Sunday, 3 November 2013

Review: Celtic Fire By Union Fragrance - The Scent Of Bonfire Night

As bonfire night approaches my thoughts turn to the smells of Autumn. A peculiar season full of contrasts, autumn provides both a little romance (in the joy of rooting out your warmest woolly jumper or sipping a good malt whiskey by a pub fireside) and a sense of foreboding (as the green leaves turn to mudded sludge in the gutters and the trees transform into skeletal bare branched ghosts).

British landscape painter - Ivon Hitchens portrays Autumn.

It’s no wonder that at this harsh and wind strewn time of year perfume lovers seek ‘cosy’ scents. The perfume houses, aware of this opportunity, market scents with a seasonal theme, for instance cashmere crops up in the title of scents by Donna Karan and Parfumerie Generale, providing a woolly jumper association to seduce us with the suggestion of comfort. As temperatures drop, we turn to notes that imply warmth such as vanilla and spices, redolent of the mulled wine of Christmas markets or a smoky birch tar to conjure up a real log fire.

The smell of bonfire night is superbly recreated in Union Fragrance’s ‘Celtic Fire’. Here’s the PR:

“Celts, bonfires, cold salty sea breeze, these are the strangely associated top notes of this fiercely tribal fragrance, combined with more familiar aromas of British hearth and home: log fires, leather, tea and toast!
To be sure ‘Celtic Fire’ contains some unusual and rather controversial ingredients. Tribal Bog Myrtle, known for firing the Vikings into battle, Peat Tincture, and Marmite™ (Britain’s iconic classic still produced to this day in Burton-on-Trent, Staffordshire), combine to produce this startlingly original fragrance.” 

The predominant note of Celtic Fire is most definitely fire smoke (birch tar). This tricky note appears in a number of perfumes; CB I Hate Perfume’s ‘Burning Leaves’ reeks of sooty chimneys/burning garden detritus and offers not a lot else to accompany it. Chanel’s ‘Sycomore’ is another ‘get your laundry off the line quick before your neighbour’s bonfire taints it’ kind of whiff. Though there is much to be said about the gorgeous symphony of Sycomore’s lush woody notes.
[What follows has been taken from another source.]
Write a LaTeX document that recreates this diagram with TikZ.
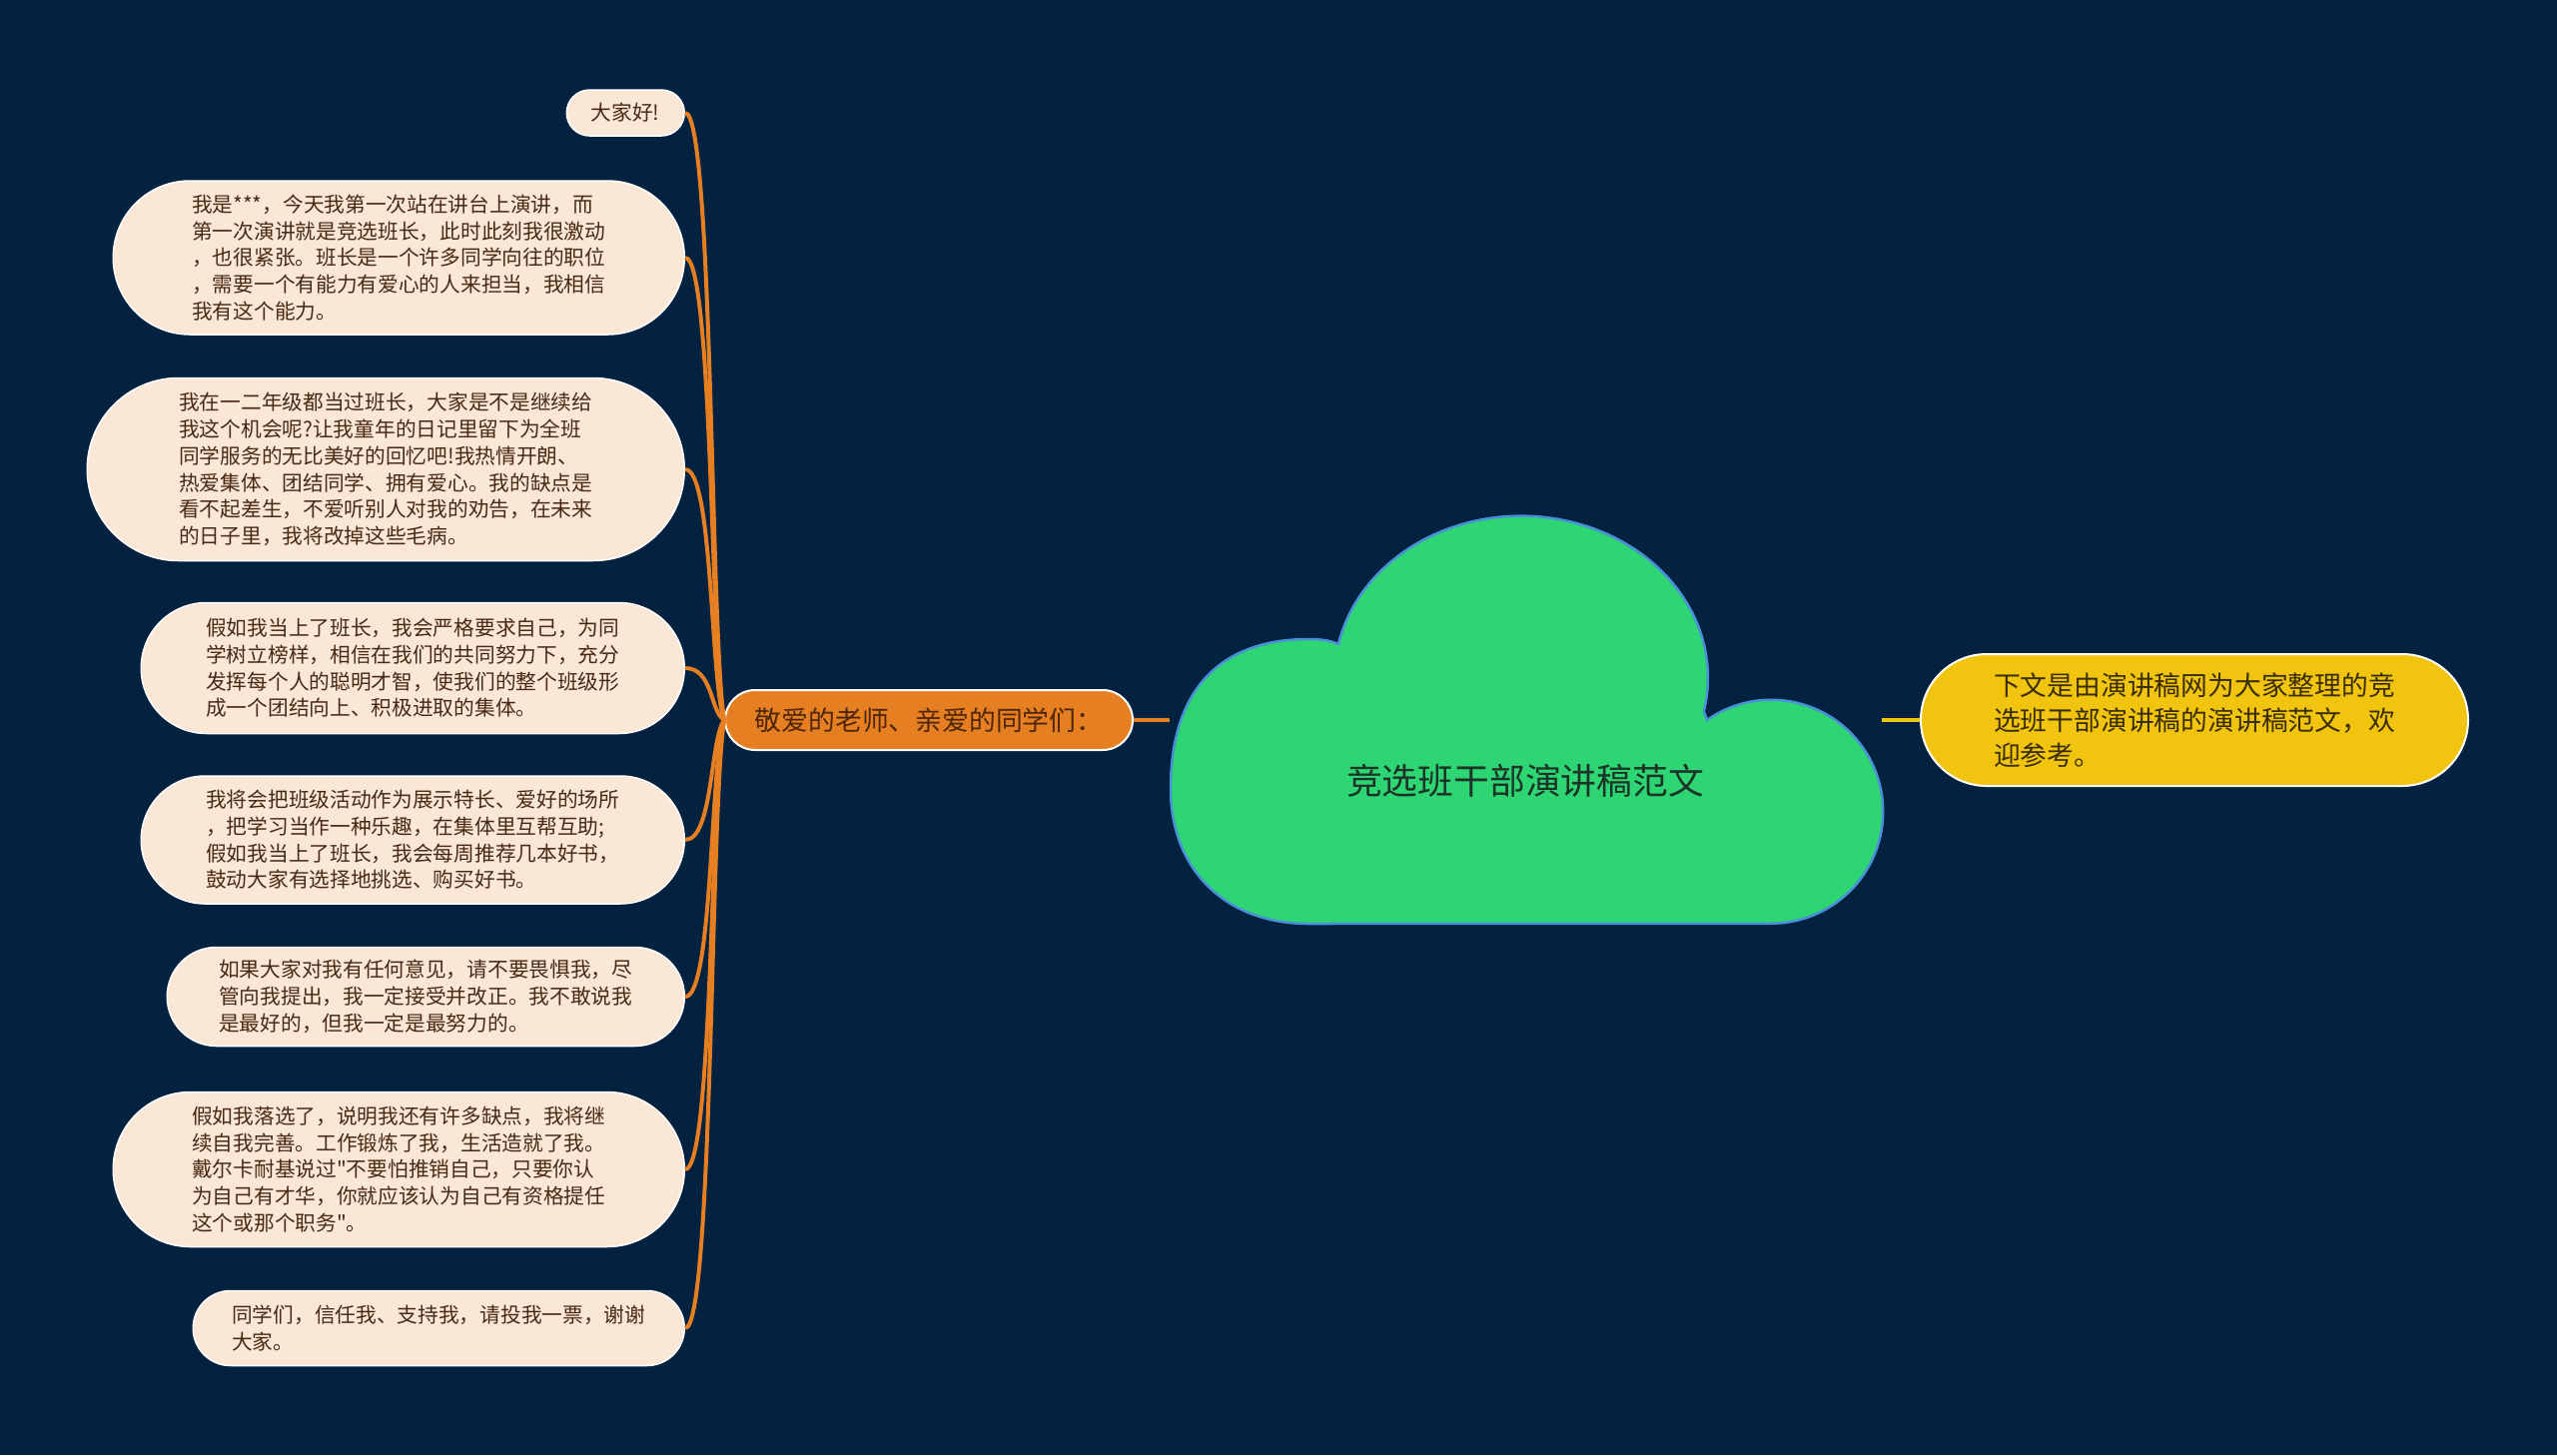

Bonfires smell brilliant. That is, as long as you’re not wearing one. What Union fragrance cleverly managed to do is select a quirky bunch of additional notes to quell the ‘recently on fire’ nuance that drifts around you. They are only just discernible in the opening but evolve beautifully further into it's wear as the birch tar recedes a little. Although sandalwood is not listed, there is a definite soft woodiness that I associate with this beloved note. Thankfully it doesn’t smell of tea, toast and marmite, but it does project a ‘warm butter’ sensation that feels cosy. It reminds me of a bitterer version of the Serge Lutens creation – Jeux De Peau, which is celebrated for it’s spiced patisserie notes. Marmite is surely a curious ingredient. Perhaps that is what Union refer to with the implication of ‘salty sea breeze’, for Marmite is indeed a salty little beast.

Perhaps the greatest thing about Celtic Fire is that it smells of two of my favourite olfactory sensations; single malt whisky and damp earthy woods. As I sat yesterday in Manchester’s finest chilly weather pub - The Briton’s Protection, I sipped at a peaty Laphroaig whisky and smiled at the thought of the Celtic Fire. Those clever folk at Union Fragrance have bottled my winter romance.
Odiferess recommends spending the cold months sozzled on good whisky.
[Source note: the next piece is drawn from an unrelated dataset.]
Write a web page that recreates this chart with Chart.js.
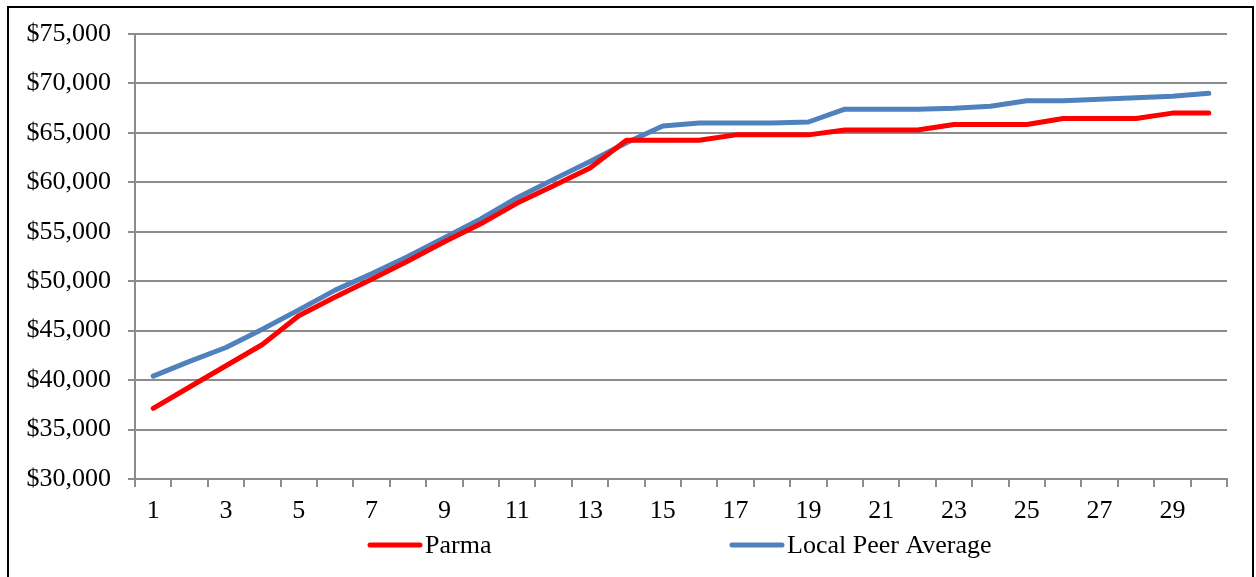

  1. Loved the comment about getting your laundry off the line before your neighbour's bonfire taints it! Birch tar is a very tricky note for me, I'll be honest, though I would be curious to try this scent just for the Marmite part! And if you choose to be sozzled on good whisky, I'll be glad to join you - though good gin would be my spirit of choice. ;-)
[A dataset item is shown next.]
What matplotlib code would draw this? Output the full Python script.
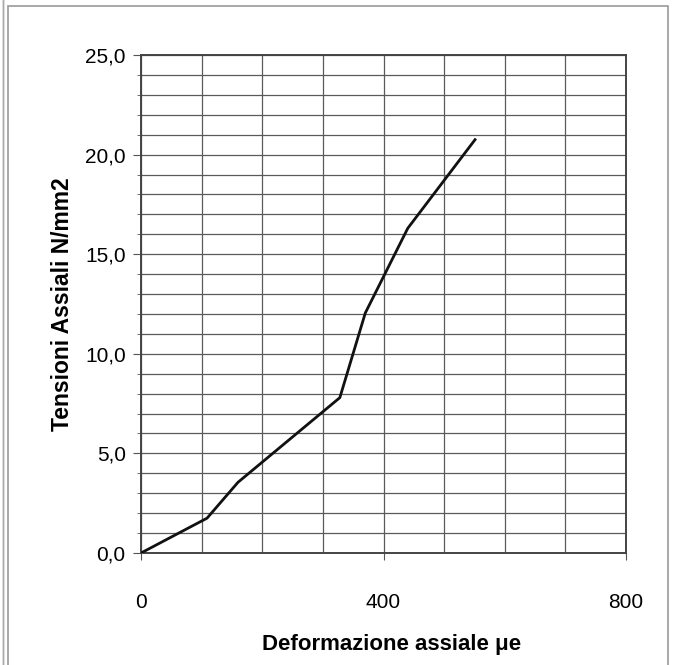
import matplotlib.pyplot as plt
from matplotlib.patches import Rectangle

# strain (micro-epsilon) vs axial stress (N/mm2)
deformazione = [0, 109, 160, 328, 370, 440, 551]
tensioni = [0.0, 1.75, 3.55, 7.8, 12.05, 16.3, 20.75]

x_ticks = [0, 400, 800]
y_ticks = [0, 5, 10, 15, 20, 25]
y_labels = ["0,0", "5,0", "10,0", "15,0", "20,0", "25,0"]

plt.rcParams['font.family'] = ['Liberation Sans', 'DejaVu Sans']

fig = plt.figure(figsize=(6.82, 6.65), dpi=100)
ax = fig.add_axes([141 / 682, 1 - 553 / 665, 485 / 682, 498 / 665])

# outer frame of the scanned sheet
fig.patches.append(Rectangle((8 / 682, -0.01), 660 / 682, 1 - 6 / 665 + 0.01,
                             transform=fig.transFigure, fill=False,
                             edgecolor='#999999', linewidth=1.2))
fig.patches.append(Rectangle((3 / 682, -0.01), 0.0, 1.02,
                             transform=fig.transFigure, fill=False,
                             edgecolor='#aaaaaa', linewidth=1.0))

ax.plot(deformazione, tensioni, color='#111111', linewidth=2.0, zorder=3)

ax.set_xlim(0, 800)
ax.set_ylim(0, 25)
ax.set_xticks(x_ticks)
ax.set_xticks(range(0, 801, 100), minor=True)
ax.set_yticks(y_ticks)
ax.set_yticklabels(y_labels)
ax.set_yticks(range(0, 26), minor=True)

ax.grid(which='both', color='#5a5a5a', linewidth=0.9)
ax.set_axisbelow(True)

ax.tick_params(axis='x', which='major', direction='out', length=5, pad=24,
               labelsize=15, color='#555555')
ax.tick_params(axis='x', which='minor', length=0)
ax.tick_params(axis='y', which='major', direction='out', length=6, pad=5,
               labelsize=15, color='#555555')
ax.tick_params(axis='y', which='minor', direction='out', length=3, color='#555555')

for s in ax.spines.values():
    s.set_color('#444444')
    s.set_linewidth(1.4)

ax.set_xlabel("Deformazione assiale μe", fontsize=16, fontweight='bold')
ax.xaxis.set_label_coords(0.516, -0.162)
ax.set_ylabel("Tensioni Assiali N/mm2", fontsize=16.5, fontweight='bold', labelpad=8)

fig.savefig("out.png", dpi=100)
  2. It will go in the 'things for Vanessa to sniff pile' so you won't have to wait too long. I really love this one, it's the first of the uber-smokeys that I can cope with. An hour in it's sublime.. I actually bought a birch tar essential oil which smells truly awful, such as strong individual note. It ruined a batch of perfume experiment from literally a pin head dip in 20 mls of alcohol, it wasn't even a 'drop'. I think they use it (very subtly) in many leather scents.